New Delhi: The newly constituted Economic Advisory Council to the Prime Minister Narendra Modi (EAC-PM) in its first meeting stressed upon accelerating economic growth and employment.
Chief Economic Adviser Arvind Subramanian gave a presentation to the council on ways to accelerate economic growth, including investments and exports by using a combination of different policy levers.
The industry is seeking fiscal stimulus to tide over the economic slowdown. The economic growth has slipped to a three-year low of 5.7 percent in the first quarter of the current fiscal.
The government pegged the fiscal deficit target at 3.2 percent for the current fiscal and 3 percent for the next financial year.
With the economy slowing down and joblessness becoming a major issue, the EAC-PM has identified 10 major priority areas over which it will prepare a report and submit it over the next six months.
The 10 themes were identified during the first meeting of the council chaired by NITI Aayog Member Bibek Debroy. The council was reconstituted a fortnight ago in what was seen as the government acknowledging for the first time the problem of economic slowdown.
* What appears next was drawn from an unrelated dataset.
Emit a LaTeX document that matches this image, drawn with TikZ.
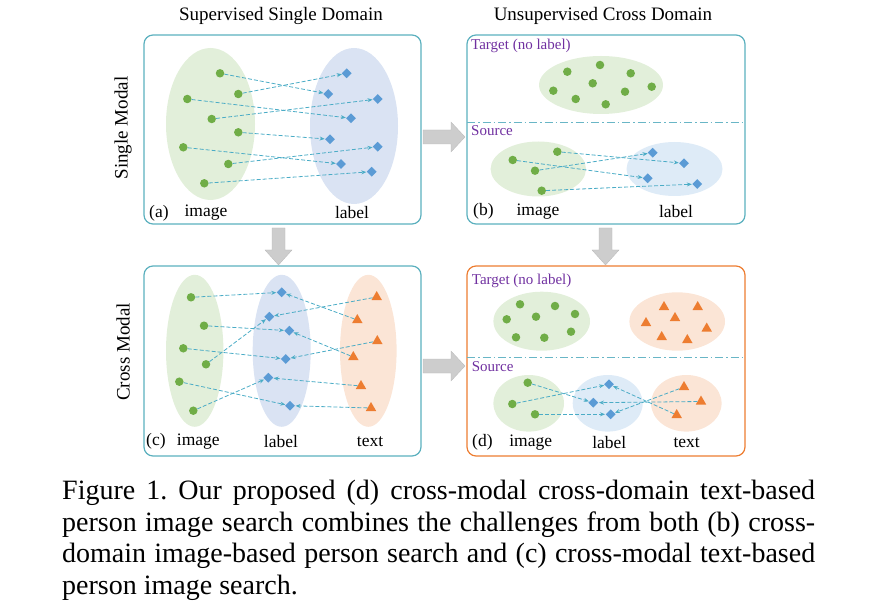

Apart from giving recommendations to the Prime Minister on these issues, the EAC-PM would also focus on the next budget preparation over the coming months, Debroy told reporters here after the meeting.
During the meeting, Chief Economic Advisor Arvind Subramanian focused attention on accelerating economic growth -- including investments and exports -- using a combination of different policy levers.
The council took stock of the current economic, fiscal and monetary policy environment and resolved to focus on key identified issues.
"We have identified 10 themes that we would initially work on till we have our next meeting one month from now," Debroy said.
"The 10 themes identified are economic growth, employment and job creation, informal sector and integration, fiscal framework, monetary policy, public expenditure, institutions of economic governance, agriculture and animal husbandry, patterns of consumption and production, and the social sector," he added.
Debroy said the entire thrust of the council would be on specific implementable recommendations, which would distinguish it from other bodies.
"Our view will be on specific thing you can change," he said.
The council members would come up with a report in the coming months through consultative processes with ministries, states, private sector and other stakeholders.
They would also come out with specific issue papers to address key concerns, a statement said.